Of course, buyers can find or negotiate lower prices in any region depending on the location (i.e., city, town or county), the population size, the environment (i.e., urban, suburban or rural), and the physical state of the property. Many buyers find deals via bank and property auctions or decide to buy land and then pay for new home construction. When considering a location, you must also account for future expenses, including the costs related to utilities, appliance, landscaping and structural maintenance, insurance, and property taxes.
Face Your Debt and Credit Score
A consumer’s debt-to-income ratio (DTI) can positively or negatively impact their ability to buy a home. A low DTI is best for a positive outcome. If you have too much debt or a bad credit score from personal or credit card loans, outstanding bills, collections, or even a car lease or student loan, you can expect a negative impact during the mortgage process. For example, a lender who checks reports from the three major credit bureaus might deny your application or charge you a higher interest rate and fees.
To achieve a better outcome, you must reduce your debt and increase your credit score. For example, you might negotiate a lower installment payment or settlement with creditors. You might use good financial practices, such as on-time utility or housing rent payments, to boost your credit score. You also need to check reports from Equifax, Experian and TransUnion for errors and dispute anything that doesn’t look correct, such as the wrong name or address or any debt items that shouldn’t exist on the reports.
Set Up an Automatic Savings Account
Financial and mortgage experts generally agree that you need enough money to cover a down payment (i.e., up to 20% of the price), closing costs and any fees. Although many new borrowers don’t need a the entire 20% to receive approval for a mortgage, a large down payment can result in lower interest. Additionally, you must have enough money to cover expenses and emergencies for approximately the first six months.

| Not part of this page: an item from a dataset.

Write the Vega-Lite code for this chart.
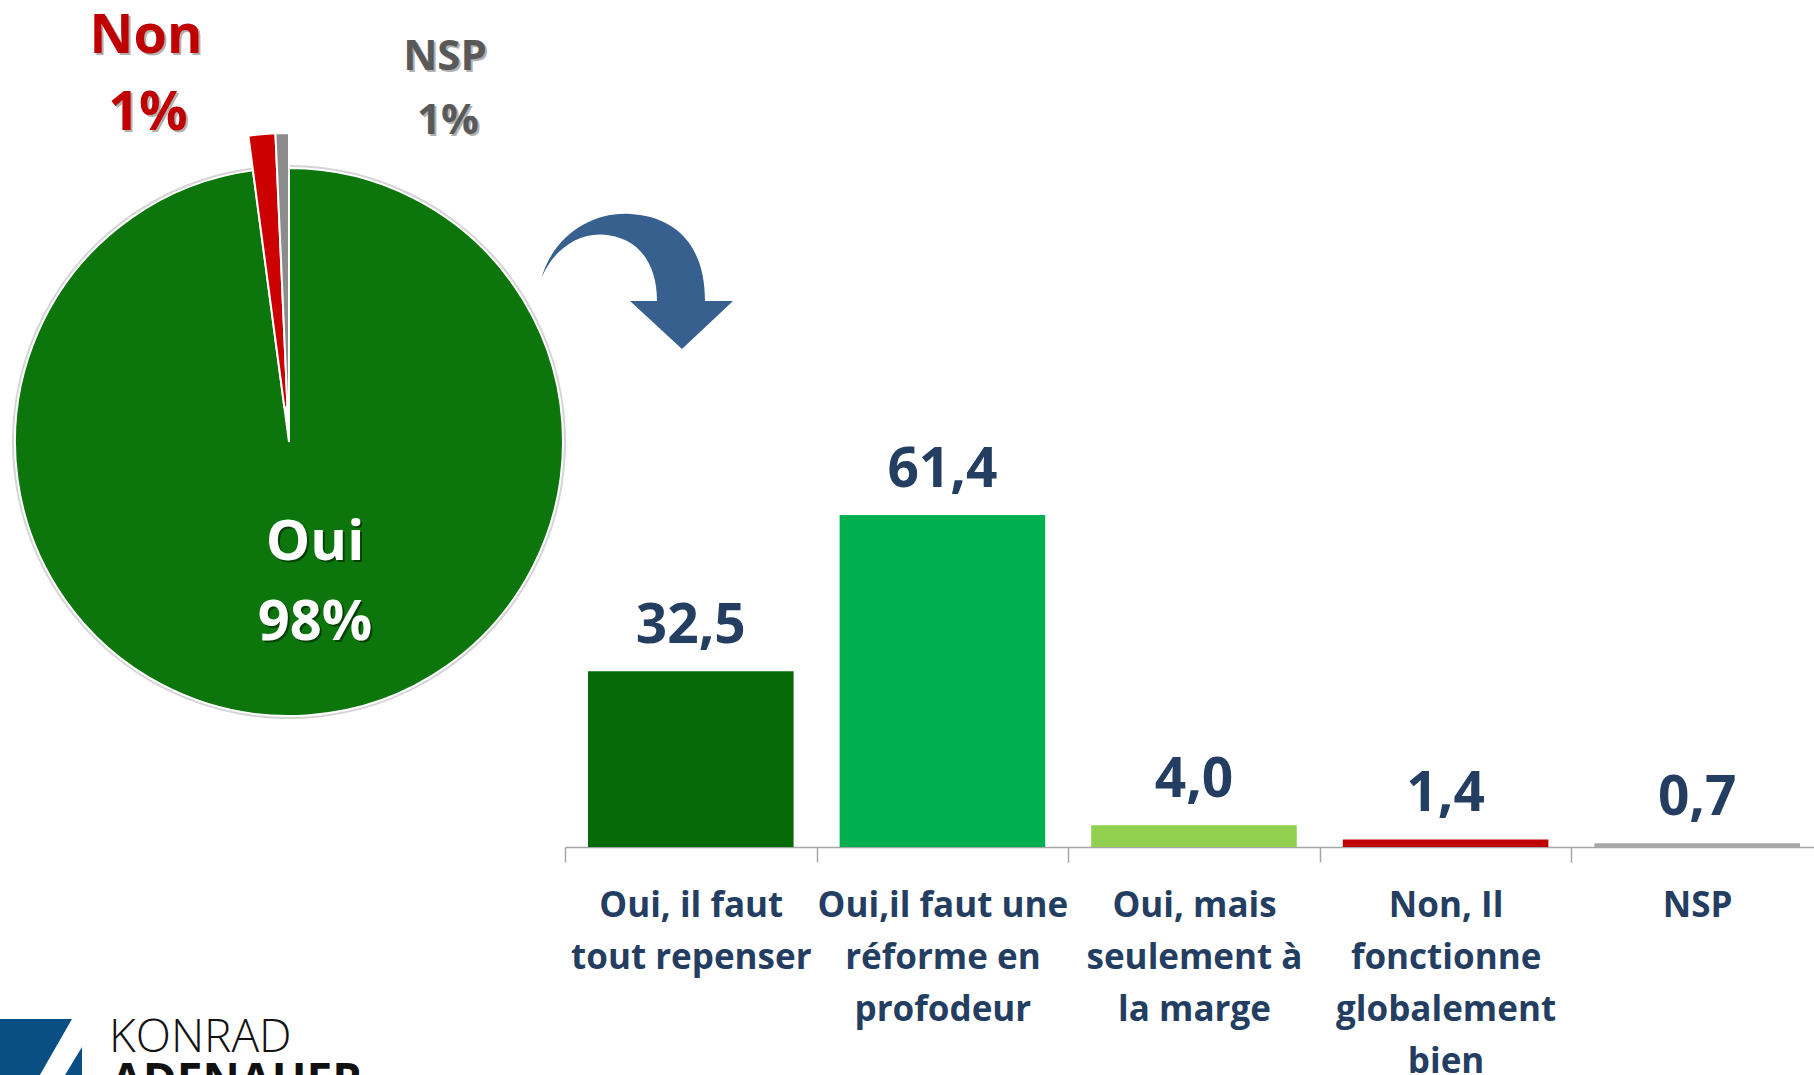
{
  "$schema": "https://vega.github.io/schema/vega-lite/v6.json",
  "padding": {"left": -20, "top": 0, "right": 0, "bottom": 0},
  "background": "white",
  "autosize": {"type": "pad"},
  "spacing": 0,
  "bounds": "flush",
  "config": {
    "view": {"stroke": null},
    "font": "Open Sans",
    "locale": {"number": {"decimal": ",", "thousands": ".", "grouping": [3], "currency": ["", " €"]}}
  },
  "resolve": {"scale": {"color": "independent"}},
  "datasets": {
    "pie": [
      {"k": "Oui", "v": 97.9, "p": "98%"},
      {"k": "Non", "v": 1.4, "p": "1%"},
      {"k": "NSP", "v": 0.7, "p": "1%"}
    ],
    "bars": [
      {"cat": "Oui, il faut|tout repenser", "v": 32.5},
      {"cat": "Oui,il faut une|réforme en|profodeur", "v": 61.4},
      {"cat": "Oui, mais|seulement à|la marge", "v": 4.0},
      {"cat": "Non, Il|fonctionne|globalement|bien", "v": 1.4},
      {"cat": "NSP", "v": 0.7}
    ]
  },
  "hconcat": [
    {
      "width": 578,
      "height": 884,
      "data": {"name": "pie"},
      "layer": [
        {
          "mark": {"type": "arc", "radius": 277, "fill": "#d4d4d4"},
          "encoding": {
            "theta": {"field": "v", "type": "quantitative"},
            "order": {"field": "v", "sort": "descending"},
            "opacity": {"condition": {"test": "datum.k === 'Oui'", "value": 1}, "value": 0}
          }
        },
        {
          "mark": {"type": "arc", "radius": 274, "stroke": "white", "strokeWidth": 2},
          "encoding": {
            "theta": {"field": "v", "type": "quantitative"},
            "order": {"field": "v", "sort": "descending"},
            "color": {"field": "k", "type": "nominal", "scale": {"domain": ["Oui", "Non", "NSP"], "range": ["#0c760c", "#cc0000", "#8c8c8c"]}, "legend": null},
            "opacity": {"condition": {"test": "datum.k === 'Oui'", "value": 1}, "value": 0}
          }
        },
        {
          "mark": {"type": "arc", "radius": 309, "radius2": 35, "stroke": "white", "strokeWidth": 2},
          "encoding": {
            "theta": {"field": "v", "type": "quantitative"},
            "order": {"field": "v", "sort": "descending"},
            "color": {"field": "k", "type": "nominal", "scale": {"domain": ["Oui", "Non", "NSP"], "range": ["#0c760c", "#cc0000", "#8c8c8c"]}, "legend": null},
            "opacity": {"condition": {"test": "datum.k !== 'Oui'", "value": 1}, "value": 0}
          }
        },
        {
          "transform": [{"filter": "datum.k === 'Non'"}],
          "mark": {"type": "text", "font": "Open Sans", "fontWeight": "bold", "fontSize": 54, "fill": "#000000", "opacity": 0.3, "align": "center", "baseline": "alphabetic", "dx": -141, "dy": -387},
          "encoding": {"text": {"field": "k"}}
        },
        {
          "transform": [{"filter": "datum.k === 'Non'"}],
          "mark": {"type": "text", "font": "Open Sans", "fontWeight": "bold", "fontSize": 54, "fill": "#c00000", "align": "center", "baseline": "alphabetic", "dx": -143, "dy": -389},
          "encoding": {"text": {"field": "k"}}
        },
        {
          "transform": [{"filter": "datum.k === 'Non'"}],
          "mark": {"type": "text", "font": "Open Sans", "fontWeight": "bold", "fontSize": 54, "fill": "#000000", "opacity": 0.3, "align": "center", "baseline": "alphabetic", "dx": -139, "dy": -310},
          "encoding": {"text": {"field": "p"}}
        },
        {
          "transform": [{"filter": "datum.k === 'Non'"}],
          "mark": {"type": "text", "font": "Open Sans", "fontWeight": "bold", "fontSize": 54, "fill": "#c00000", "align": "center", "baseline": "alphabetic", "dx": -141, "dy": -312},
          "encoding": {"text": {"field": "p"}}
        },
        {
          "transform": [{"filter": "datum.k === 'NSP'"}],
          "mark": {"type": "text", "font": "Open Sans", "fontWeight": "bold", "fontSize": 42, "fill": "#000000", "opacity": 0.3, "align": "center", "baseline": "alphabetic", "dx": 158, "dy": -370},
          "encoding": {"text": {"field": "k"}}
        },
        {
          "transform": [{"filter": "datum.k === 'NSP'"}],
          "mark": {"type": "text", "font": "Open Sans", "fontWeight": "bold", "fontSize": 42, "fill": "#595959", "align": "center", "baseline": "alphabetic", "dx": 156, "dy": -372},
          "encoding": {"text": {"field": "k"}}
        },
        {
          "transform": [{"filter": "datum.k === 'NSP'"}],
          "mark": {"type": "text", "font": "Open Sans", "fontWeight": "bold", "fontSize": 42, "fill": "#000000", "opacity": 0.3, "align": "center", "baseline": "alphabetic", "dx": 161, "dy": -306},
          "encoding": {"text": {"field": "p"}}
        },
        {
          "transform": [{"filter": "datum.k === 'NSP'"}],
          "mark": {"type": "text", "font": "Open Sans", "fontWeight": "bold", "fontSize": 42, "fill": "#595959", "align": "center", "baseline": "alphabetic", "dx": 159, "dy": -308},
          "encoding": {"text": {"field": "p"}}
        },
        {
          "transform": [{"filter": "datum.k === 'Oui'"}],
          "mark": {"type": "text", "font": "Open Sans", "fontWeight": "bold", "fontSize": 56, "fill": "#000000", "opacity": 0.45, "align": "center", "baseline": "alphabetic", "dx": 28, "dy": 120},
          "encoding": {"text": {"field": "k"}}
        },
        {
          "transform": [{"filter": "datum.k === 'Oui'"}],
          "mark": {"type": "text", "font": "Open Sans", "fontWeight": "bold", "fontSize": 56, "fill": "white", "align": "center", "baseline": "alphabetic", "dx": 26, "dy": 118},
          "encoding": {"text": {"field": "k"}}
        },
        {
          "transform": [{"filter": "datum.k === 'Oui'"}],
          "mark": {"type": "text", "font": "Open Sans", "fontWeight": "bold", "fontSize": 56, "fill": "#000000", "opacity": 0.45, "align": "center", "baseline": "alphabetic", "dx": 28, "dy": 200},
          "encoding": {"text": {"field": "p"}}
        },
        {
          "transform": [{"filter": "datum.k === 'Oui'"}],
          "mark": {"type": "text", "font": "Open Sans", "fontWeight": "bold", "fontSize": 56, "fill": "white", "align": "center", "baseline": "alphabetic", "dx": 26, "dy": 198},
          "encoding": {"text": {"field": "p"}}
        },
        {
          "data": {"values": [{"a": "KONRAD", "b": "ADENAUER"}]},
          "layer": [
            {
              "mark": {"type": "text", "font": "Open Sans", "fontWeight": 300, "fontSize": 46, "fill": "#111111", "align": "left", "baseline": "alphabetic", "dx": -180, "dy": 610},
              "encoding": {"text": {"field": "a"}}
            },
            {
              "mark": {"type": "text", "font": "Open Sans", "fontWeight": "bold", "fontSize": 46, "fill": "#111111", "align": "left", "baseline": "alphabetic", "dx": -178, "dy": 654},
              "encoding": {"text": {"field": "b"}}
            },
            {
              "mark": {"type": "point", "shape": "M -2.89 5.77 L -2.17 5.77 L -2.52 6.38 L -2.89 6.38 Z M -2.07 6.05 L -2.07 6.38 L -2.27 6.38 Z", "size": 40000, "filled": true, "fill": "#0a4f84", "opacity": 1, "strokeWidth": 0},
              "encoding": {}
            },
            {
              "mark": {"type": "point", "shape": "M 2.52 -1.62 C 2.63 -2.055 3.03 -2.305 3.41 -2.28 C 3.88 -2.255 4.16 -1.955 4.16 -1.41 L 4.44 -1.41 L 3.93 -0.93 L 3.41 -1.41 L 3.68 -1.41 C 3.68 -1.805 3.48 -2.055 3.13 -2.075 C 2.83 -2.085 2.6 -1.855 2.52 -1.62 Z", "size": 40000, "filled": true, "fill": "#37608f", "opacity": 1, "strokeWidth": 0},
              "encoding": {}
            }
          ]
        }
      ]
    },
    {
      "width": 1245,
      "height": 847,
      "data": {"name": "bars"},
      "encoding": {
        "x": {
          "field": "cat", "type": "nominal", "sort": null,
          "scale": {"paddingInner": 0, "paddingOuter": 0, "range": [-13, 1245]},
          "axis": {
            "title": null,
            "labelExpr": "isValid(datum.value) ? split(datum.value, '|') : ''",
            "labelAngle": 0,
            "labelFont": "Open Sans",
            "labelFontWeight": "bold",
            "labelFontSize": 35,
            "labelColor": "#243e62",
            "labelLineHeight": 52,
            "labelBaseline": "alphabetic",
            "labelPadding": 54,
            "labelLimit": 0,
            "labelOverlap": false,
            "labelBound": false,
            "domainColor": "#a6a6a6",
            "domainWidth": 1.5,
            "tickColor": "#a6a6a6",
            "tickWidth": 1.5,
            "tickSize": 15,
            "tickBand": "extent",
            "grid": false
          }
        },
        "y": {"field": "v", "type": "quantitative", "scale": {"domain": [0, 156.6], "nice": false}, "axis": null}
      },
      "layer": [
        {
          "mark": {"type": "bar", "width": {"band": 0.817}},
          "encoding": {
            "color": {
              "field": "cat", "type": "nominal",
              "scale": {
                "domain": ["Oui, il faut|tout repenser", "Oui,il faut une|réforme en|profodeur", "Oui, mais|seulement à|la marge", "Non, Il|fonctionne|globalement|bien", "NSP"],
                "range": ["#066a06", "#00b050", "#92d050", "#c00000", "#a6a6a6"]
              },
              "legend": null
            }
          }
        },
        {
          "mark": {"type": "text", "font": "Open Sans", "fontWeight": "bold", "fontSize": 55, "fill": "#243e62", "align": "center", "baseline": "alphabetic", "dy": -28},
          "encoding": {"text": {"field": "v", "type": "quantitative", "format": ".1f"}}
        }
      ]
    }
  ]
}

The best way to guarantee that you have enough funds is by arranging the automatic transfer of a percentage of your paychecks into a savings account set up for your home-buying plan. Online mortgage, expense and emergency fund calculators can help you determine the appropriate amount to save to fit your unique needs. It’s important to save money in an account at a financial institution since most lenders require an official statement that outlines your available funds.
Wait to Take Risks
Given that lenders review your income and financial history, you never want to make any major life changes that might make you look like a risky investment. You want to give the impression that your employment-stable and financially secure. To make a lender see you as the right person to trust with a mortgage, always wait to switch career titles or employers unless the new job comes with a higher paycheck, make big-ticket purchases that might imply impulsive spending habits, apply for a new credit card or reach your limit for any current ones, co-sign any legal document that might impact finances or lending, or close out existing bank or credit accounts. These steps are particularly important once you’ve found the right house and are under contract for the purchase. Any major financial changes could put you at risk of losing your lender.
Conclusion
Buying a home is a big financial responsibility and the current market can make the process even more difficult. Careful planning and strategic financial choices can help you achieve your goal of home ownership.